YOUR OBJECTIVE: Select the lines that contain "document" and copy each of them.

++++ EXTRACTED MATERIAL

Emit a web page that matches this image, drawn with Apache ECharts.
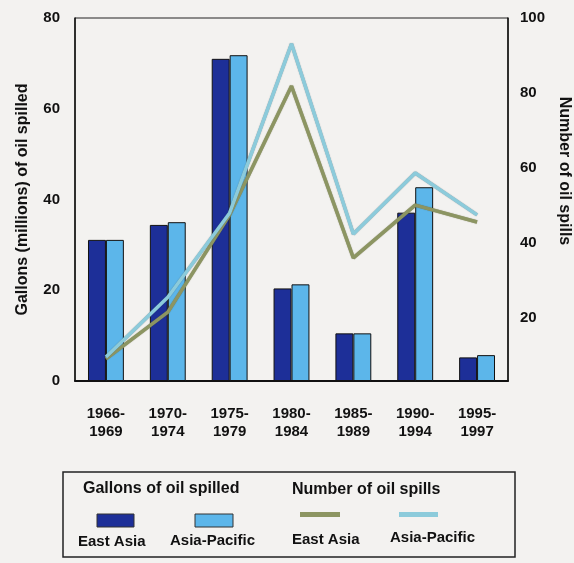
<!DOCTYPE html>
<html>
<head>
<meta charset="utf-8">
<script src="https://cdn.jsdelivr.net/npm/echarts@6/dist/echarts.min.js"></script>
<style>
html,body{margin:0;padding:0;background:#f3f2f0;}
#c{width:574px;height:563px;}
</style>
</head>
<body>
<div id="c"></div>
<script>
var categories = ['1966-\n1969','1970-\n1974','1975-\n1979','1980-\n1984','1985-\n1989','1990-\n1994','1995-\n1997'];
var gallonsEastAsia = [31.1, 34.4, 71.0, 20.4, 10.5, 37.1, 5.2];
var gallonsAsiaPacific = [31.1, 35.0, 71.8, 21.3, 10.5, 42.7, 5.7];
var spillsEastAsia = [8.9, 21.4, 47.4, 81.8, 35.9, 50.0, 45.5];
var spillsAsiaPacific = [9.4, 25.4, 47.9, 93.1, 42.3, 58.6, 47.4];
var leftTicks = [0, 20, 40, 60, 80];
var rightTicks = [20, 40, 60, 80, 100];

var DARK = '#1d2f98';
var LIGHT = '#5cb6ea';
var OLIVE = '#8c9562';
var LINEBLUE = '#8ccbdb';
var FONT = '"Liberation Sans Narrow","Liberation Sans",Arial,sans-serif';
var FONT2 = '"Liberation Sans",Arial,sans-serif';

var chart = echarts.init(document.getElementById('c'));
chart.setOption({
  backgroundColor: '#f3f2f0',
  animation: false,
  grid: {left: 75, right: 66, top: 18, bottom: 182, show: true, borderColor: '#222', borderWidth: 1, backgroundColor: 'transparent'},
  xAxis: {
    type: 'category', data: categories,
    axisLine: {lineStyle: {color: '#111', width: 2}},
    axisTick: {show: false},
    axisLabel: {color: '#111', fontFamily: FONT, fontWeight: 'bold', fontSize: 15, lineHeight: 18, margin: 24, interval: 0}
  },
  yAxis: [{
    type: 'value', min: 0, max: 80, interval: 20,
    axisLine: {show: true, lineStyle: {color: '#111', width: 1.5}},
    axisTick: {show: false}, splitLine: {show: false},
    axisLabel: {color: '#111', fontFamily: FONT, fontWeight: 'bold', fontSize: 15, margin: 15, customValues: leftTicks},
    name: 'Gallons (millions) of oil spilled', nameLocation: 'middle', nameGap: 44,
    nameTextStyle: {color: '#111', fontFamily: FONT2, fontWeight: 'bold', fontSize: 16}
  }, {
    type: 'value', min: 3, max: 100, position: 'right',
    axisLine: {show: true, lineStyle: {color: '#111', width: 1.5}},
    axisTick: {show: false}, splitLine: {show: false},
    axisLabel: {color: '#111', fontFamily: FONT, fontWeight: 'bold', fontSize: 15, margin: 12, customValues: rightTicks}
  }],
  graphic: [
    {type: 'text', x: 564, y: 171, rotation: -Math.PI / 2,
     style: {text: 'Number of oil spills', x: 0, y: 0, textAlign: 'center', textVerticalAlign: 'middle', fill: '#111', font: 'bold 16px ' + FONT2}},
    {type: 'rect', shape: {x: 63, y: 472, width: 452, height: 85}, style: {fill: 'none', stroke: '#222', lineWidth: 1.5}},
    {type: 'text', style: {text: 'Gallons of oil spilled', x: 83, y: 489, textVerticalAlign: 'middle', fill: '#111', font: 'bold 16px ' + FONT2}},
    {type: 'text', style: {text: 'Number of oil spills', x: 292, y: 490, textVerticalAlign: 'middle', fill: '#111', font: 'bold 16px ' + FONT2}},
    {type: 'rect', shape: {x: 97, y: 514, width: 37, height: 13}, style: {fill: DARK, stroke: '#333', lineWidth: 1}},
    {type: 'rect', shape: {x: 195, y: 514, width: 38, height: 13}, style: {fill: LIGHT, stroke: '#333', lineWidth: 1}},
    {type: 'rect', shape: {x: 300, y: 512, width: 40, height: 5}, style: {fill: OLIVE}},
    {type: 'rect', shape: {x: 399, y: 512, width: 39, height: 5}, style: {fill: LINEBLUE}},
    {type: 'text', style: {text: 'East Asia', x: 78, y: 542, textVerticalAlign: 'middle', fill: '#111', font: 'bold 15px ' + FONT2}},
    {type: 'text', style: {text: 'Asia-Pacific', x: 170, y: 541, textVerticalAlign: 'middle', fill: '#111', font: 'bold 15px ' + FONT2}},
    {type: 'text', style: {text: 'East Asia', x: 292, y: 540, textVerticalAlign: 'middle', fill: '#111', font: 'bold 15px ' + FONT2}},
    {type: 'text', style: {text: 'Asia-Pacific', x: 390, y: 538, textVerticalAlign: 'middle', fill: '#111', font: 'bold 15px ' + FONT2}}
  ],
  series: [
    {name: 'Gallons East Asia', type: 'bar', data: gallonsEastAsia, barGap: '0%', barCategoryGap: '42%',
     itemStyle: {color: DARK, borderColor: '#111', borderWidth: 1}},
    {name: 'Gallons Asia-Pacific', type: 'bar', data: gallonsAsiaPacific,
     itemStyle: {color: LIGHT, borderColor: '#111', borderWidth: 1}},
    {name: 'Spills East Asia', type: 'line', yAxisIndex: 1, data: spillsEastAsia, symbol: 'none', z: 5,
     lineStyle: {color: OLIVE, width: 3.5, shadowColor: 'rgba(80,80,40,0.6)', shadowBlur: 1}},
    {name: 'Spills Asia-Pacific', type: 'line', yAxisIndex: 1, data: spillsAsiaPacific, symbol: 'none', z: 6,
     lineStyle: {color: LINEBLUE, width: 3.5, shadowColor: 'rgba(60,90,100,0.6)', shadowBlur: 1}}
  ]
});
</script>
</body>
</html>
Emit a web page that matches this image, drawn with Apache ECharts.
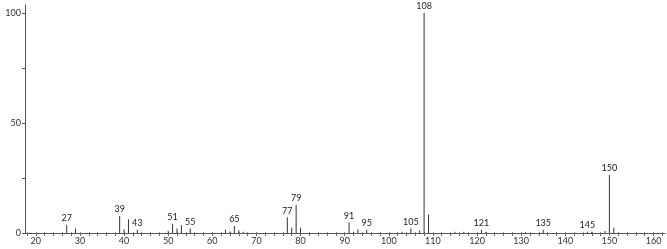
<!DOCTYPE html>
<html><head><meta charset="utf-8">
<script src="https://cdn.jsdelivr.net/npm/echarts@6/dist/echarts.min.js"></script>
<style>html,body{margin:0;padding:0;background:#fff}#c{width:667px;height:249px}</style>
</head><body><div id="c"></div>
<script>
// m/z values and relative intensities
const mz =        [27, 29, 39, 40, 41, 43, 50, 51, 52, 53, 55, 63, 64, 65, 66, 67, 77, 78, 79, 80, 91, 92, 93, 95, 103, 105, 107, 108, 109, 115, 117, 121, 122, 131, 135, 145, 146, 149, 150, 151];
const intensity = [3.6, 2, 7.7, 1.6, 6.2, 1.5, 1, 4.2, 2, 3.5, 2, 1.5, 0.7, 3.2, 1.2, 0.6, 7.2, 2.4, 12.8, 2.4, 4.8, 0.6, 1.6, 1.5, 0.6, 2.1, 1.2, 100, 8.4, 0.6, 0.6, 1.5, 0.6, 0.3, 1.5, 0.6, 0.6, 0.9, 26.5, 2.4];
const labeledPeaks = [27, 39, 43, 51, 55, 65, 77, 79, 91, 95, 105, 108, 121, 135, 145, 150];
const xTickValues = [];
for (let v = 18; v <= 162; v += 2) xTickValues.push(v);
const xLabelValues = [20, 30, 40, 50, 60, 70, 80, 90, 100, 110, 120, 130, 140, 150, 160];
const yTickValues = [0, 25, 50, 75, 100];
const yLabelValues = [0, 50, 100];

const chart = echarts.init(document.getElementById('c'));
const data = mz.map((m, i) => ({
  value: [m, intensity[i]],
  label: { show: labeledPeaks.includes(m) }
}));
const axisColor = '#555';
const xMin = 17.55, xMax = 162.6;
chart.setOption({
  animation: false,
  grid: { left: 25, right: 2, top: 5, bottom: 16 },
  xAxis: [{
    type: 'value', min: xMin, max: xMax,
    axisLine: { lineStyle: { color: axisColor, width: 1 } },
    axisTick: { length: 3, lineStyle: { color: '#666' }, customValues: xTickValues },
    axisLabel: { customValues: xLabelValues, color: '#333', fontSize: 9, fontFamily: 'Lato', margin: 4 },
    splitLine: { show: false }
  }, {
    type: 'value', min: xMin, max: xMax, position: 'bottom',
    axisLine: { show: false },
    axisTick: { inside: true, length: 1, lineStyle: { color: '#888' }, customValues: xTickValues },
    axisLabel: { show: false },
    splitLine: { show: false }
  }],
  yAxis: {
    type: 'value', min: 0, max: 103.6,
    axisLine: { show: true, lineStyle: { color: axisColor, width: 1 } },
    axisTick: { show: true, length: 3, lineStyle: { color: axisColor }, customValues: yTickValues },
    axisLabel: { customValues: yLabelValues, color: '#333', fontSize: 9, fontFamily: 'Lato', margin: 4 },
    splitLine: { show: false }
  },
  series: [{
    type: 'bar', barWidth: 1, data: data,
    itemStyle: { color: '#333' },
    label: { position: 'top', distance: 2, color: '#222', fontSize: 9, fontFamily: 'Lato',
      formatter: p => p.value[0] }
  }]
});
</script></body></html>
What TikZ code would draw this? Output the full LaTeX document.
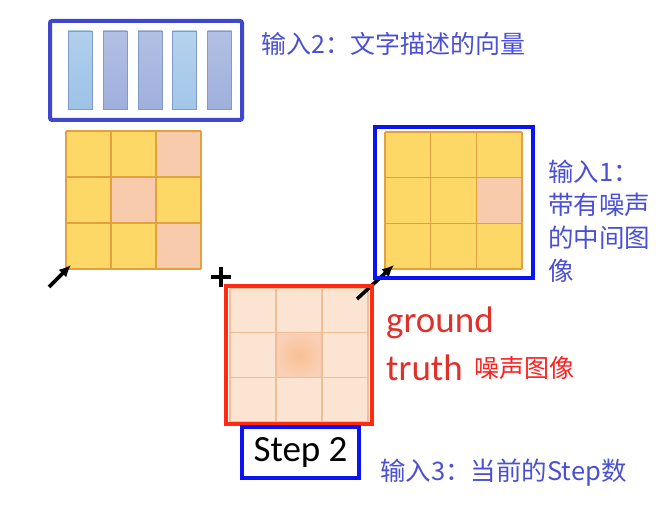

++++++++

RESULT FOR THIS TASK:
var chart = echarts.init(document.getElementById('c'));
const chart = echarts.init(document.getElementById('c'));
What TikZ code would draw this? Output the full LaTeX document.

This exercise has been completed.